* STATED GOAL *
Return all the entries exactly, keeping pictures out.

(Source code of charts)

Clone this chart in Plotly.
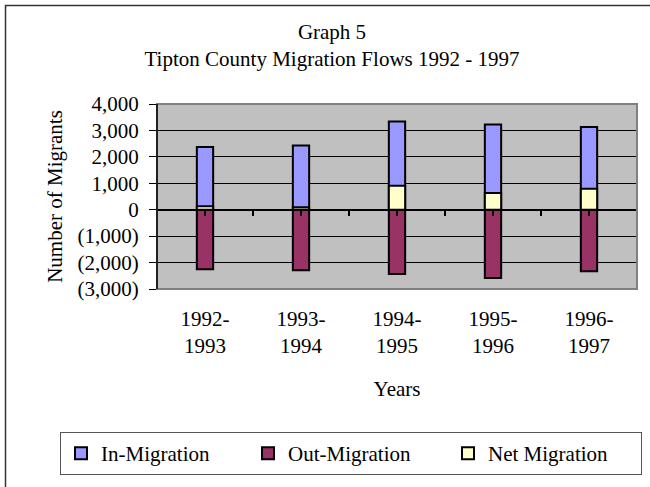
import plotly.graph_objects as go

# ---- data ----
categories = ["1992-<br>1993", "1993-<br>1994", "1994-<br>1995", "1995-<br>1996", "1996-<br>1997"]
in_migration = [2370, 2430, 3340, 3220, 3130]
out_migration = [-2250, -2290, -2430, -2580, -2330]
net_migration = [130, 90, 910, 630, 790]
y_tick_vals = [-3000, -2000, -1000, 0, 1000, 2000, 3000, 4000]
y_tick_text = ["(3,000)", "(2,000)", "(1,000)", "0", "1,000", "2,000", "3,000", "4,000"]
y_range = [-3000, 4000]

W, H = 650, 487
ML, MR, MT, MB = 157, 13, 104, 198
PW, PH = W - ML - MR, H - MT - MB
FONT = "Liberation Serif, Times New Roman, serif"
FS = 21

def px_to_paper_x(px):
    return (px - ML) / PW

def px_to_paper_y(py):
    return (H - MB - py) / PH

fig = go.Figure()
series = [
    ("In-Migration", in_migration, "#9999FF", 142),
    ("Out-Migration", out_migration, "#993366", 155),
    ("Net Migration", net_migration, "#FFFFCC", 148),
]
for name, vals, color, lw in series:
    fig.add_trace(go.Bar(
        x=categories, y=vals, name=name, width=0.17,
        marker=dict(color=color, line=dict(color="black", width=2)),
        legendwidth=lw,
    ))

n = len(categories)
half_ticks = [i * 0.5 - 0.5 for i in range(2 * n + 1)]
zero_pos = (0 - y_range[0]) / (y_range[1] - y_range[0])

# invisible helper so the category-axis tick marks along the zero line get drawn
fig.add_trace(go.Scatter(
    x=half_ticks, y=[0] * len(half_ticks), xaxis="x2", mode="markers",
    marker=dict(opacity=0, size=1), showlegend=False, hoverinfo="skip",
))

fig.update_layout(
    width=W, height=H,
    margin=dict(l=ML, r=MR, t=MT, b=MB, autoexpand=False),
    paper_bgcolor="white",
    plot_bgcolor="#C0C0C0",
    barmode="overlay",
    font=dict(family=FONT, size=FS, color="black"),
    title=dict(
        text="Graph 5<br>Tipton County Migration Flows 1992 - 1997",
        x=332 / W, xanchor="center", xref="container",
        y=1 - 39 / H, yanchor="top", yref="container",
        font=dict(family=FONT, size=FS, color="black"),
    ),
    xaxis=dict(
        type="category", showgrid=False, zeroline=False,
        showline=False, ticks="", ticklabelstandoff=15,
        tickfont=dict(family=FONT, size=FS),
        title=dict(text="Years", standoff=24, font=dict(family=FONT, size=FS)),
    ),
    xaxis2=dict(
        overlaying="x", anchor="free", position=zero_pos,
        range=[-0.5, n - 0.5], tickvals=half_ticks,
        ticks="outside", ticklen=5, tickwidth=2, tickcolor="black",
        showticklabels=False, showgrid=False, zeroline=False,
        showline=False,
    ),
    yaxis=dict(
        range=y_range, tickvals=y_tick_vals, ticktext=y_tick_text,
        showgrid=True, gridcolor="black", gridwidth=1,
        zeroline=True, zerolinecolor="black", zerolinewidth=2,
        showline=True, linecolor="black", linewidth=1,
        ticks="outside", ticklen=7, tickcolor="black", tickwidth=1,
        ticklabelstandoff=6,
        tickfont=dict(family=FONT, size=FS),
        title=dict(text="Number of Migrants", standoff=9, font=dict(family=FONT, size=FS)),
    ),
    legend=dict(
        orientation="h",
        x=px_to_paper_x(60), xanchor="left",
        y=px_to_paper_y(432), yanchor="top",
        bordercolor="#555555", borderwidth=1,
        bgcolor="white",
        font=dict(family=FONT, size=FS),
        traceorder="normal",
    ),
    shapes=[
        dict(type="rect", xref="paper", yref="paper", x0=0, y0=0, x1=1, y1=1,
             line=dict(color="#808080", width=2), layer="above"),
        dict(type="line", xref="paper", yref="paper", x0=0, y0=0, x1=0, y1=1,
             line=dict(color="black", width=1.5), layer="above"),
        dict(type="rect", xref="paper", yref="paper",
             x0=px_to_paper_x(5.5), y0=px_to_paper_y(5.5),
             x1=px_to_paper_x(W + 20), y1=px_to_paper_y(H + 20),
             line=dict(color="#333333", width=1.5), layer="below"),
    ],
)

fig.write_html(
    "out.html",
    config={"displayModeBar": False},
    post_script="document.body.style.margin='0px';document.documentElement.style.overflow='hidden';",
)
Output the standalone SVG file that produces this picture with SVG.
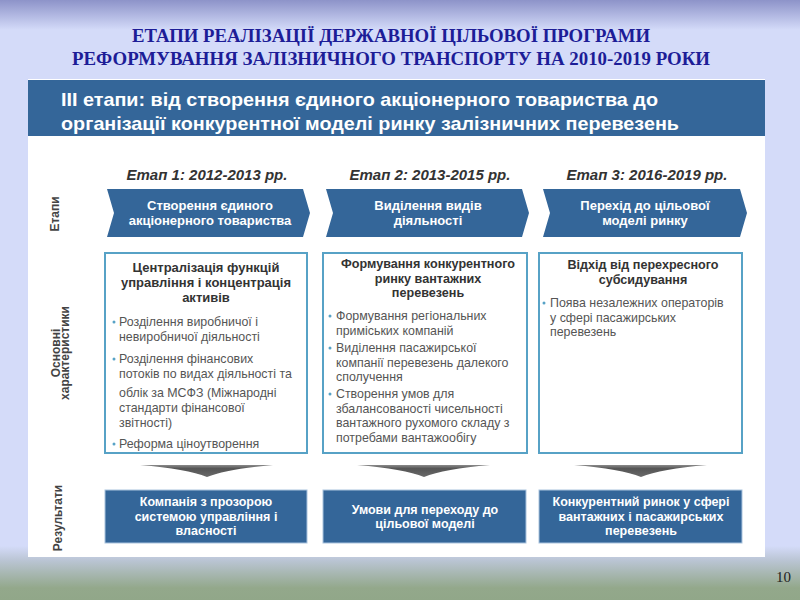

* EXERCISE OUTPUT *
Clone this chart in Plotly.
import plotly.graph_objects as go

# ---- data ----
categories = ["1992-<br>1993", "1993-<br>1994", "1994-<br>1995", "1995-<br>1996", "1996-<br>1997"]
in_migration = [2370, 2430, 3340, 3220, 3130]
out_migration = [-2250, -2290, -2430, -2580, -2330]
net_migration = [130, 90, 910, 630, 790]
y_tick_vals = [-3000, -2000, -1000, 0, 1000, 2000, 3000, 4000]
y_tick_text = ["(3,000)", "(2,000)", "(1,000)", "0", "1,000", "2,000", "3,000", "4,000"]
y_range = [-3000, 4000]

W, H = 650, 487
ML, MR, MT, MB = 157, 13, 104, 198
PW, PH = W - ML - MR, H - MT - MB
FONT = "Liberation Serif, Times New Roman, serif"
FS = 21

def px_to_paper_x(px):
    return (px - ML) / PW

def px_to_paper_y(py):
    return (H - MB - py) / PH

fig = go.Figure()
series = [
    ("In-Migration", in_migration, "#9999FF", 142),
    ("Out-Migration", out_migration, "#993366", 155),
    ("Net Migration", net_migration, "#FFFFCC", 148),
]
for name, vals, color, lw in series:
    fig.add_trace(go.Bar(
        x=categories, y=vals, name=name, width=0.17,
        marker=dict(color=color, line=dict(color="black", width=2)),
        legendwidth=lw,
    ))

n = len(categories)
half_ticks = [i * 0.5 - 0.5 for i in range(2 * n + 1)]
zero_pos = (0 - y_range[0]) / (y_range[1] - y_range[0])

# invisible helper so the category-axis tick marks along the zero line get drawn
fig.add_trace(go.Scatter(
    x=half_ticks, y=[0] * len(half_ticks), xaxis="x2", mode="markers",
    marker=dict(opacity=0, size=1), showlegend=False, hoverinfo="skip",
))

fig.update_layout(
    width=W, height=H,
    margin=dict(l=ML, r=MR, t=MT, b=MB, autoexpand=False),
    paper_bgcolor="white",
    plot_bgcolor="#C0C0C0",
    barmode="overlay",
    font=dict(family=FONT, size=FS, color="black"),
    title=dict(
        text="Graph 5<br>Tipton County Migration Flows 1992 - 1997",
        x=332 / W, xanchor="center", xref="container",
        y=1 - 39 / H, yanchor="top", yref="container",
        font=dict(family=FONT, size=FS, color="black"),
    ),
    xaxis=dict(
        type="category", showgrid=False, zeroline=False,
        showline=False, ticks="", ticklabelstandoff=15,
        tickfont=dict(family=FONT, size=FS),
        title=dict(text="Years", standoff=24, font=dict(family=FONT, size=FS)),
    ),
    xaxis2=dict(
        overlaying="x", anchor="free", position=zero_pos,
        range=[-0.5, n - 0.5], tickvals=half_ticks,
        ticks="outside", ticklen=5, tickwidth=2, tickcolor="black",
        showticklabels=False, showgrid=False, zeroline=False,
        showline=False,
    ),
    yaxis=dict(
        range=y_range, tickvals=y_tick_vals, ticktext=y_tick_text,
        showgrid=True, gridcolor="black", gridwidth=1,
        zeroline=True, zerolinecolor="black", zerolinewidth=2,
        showline=True, linecolor="black", linewidth=1,
        ticks="outside", ticklen=7, tickcolor="black", tickwidth=1,
        ticklabelstandoff=6,
        tickfont=dict(family=FONT, size=FS),
        title=dict(text="Number of Migrants", standoff=9, font=dict(family=FONT, size=FS)),
    ),
    legend=dict(
        orientation="h",
        x=px_to_paper_x(60), xanchor="left",
        y=px_to_paper_y(432), yanchor="top",
        bordercolor="#555555", borderwidth=1,
        bgcolor="white",
        font=dict(family=FONT, size=FS),
        traceorder="normal",
    ),
    shapes=[
        dict(type="rect", xref="paper", yref="paper", x0=0, y0=0, x1=1, y1=1,
             line=dict(color="#808080", width=2), layer="above"),
        dict(type="line", xref="paper", yref="paper", x0=0, y0=0, x1=0, y1=1,
             line=dict(color="black", width=1.5), layer="above"),
        dict(type="rect", xref="paper", yref="paper",
             x0=px_to_paper_x(5.5), y0=px_to_paper_y(5.5),
             x1=px_to_paper_x(W + 20), y1=px_to_paper_y(H + 20),
             line=dict(color="#333333", width=1.5), layer="below"),
    ],
)

fig.write_html(
    "out.html",
    config={"displayModeBar": False},
    post_script="document.body.style.margin='0px';document.documentElement.style.overflow='hidden';",
)
Output the standalone SVG file that produces this picture with SVG.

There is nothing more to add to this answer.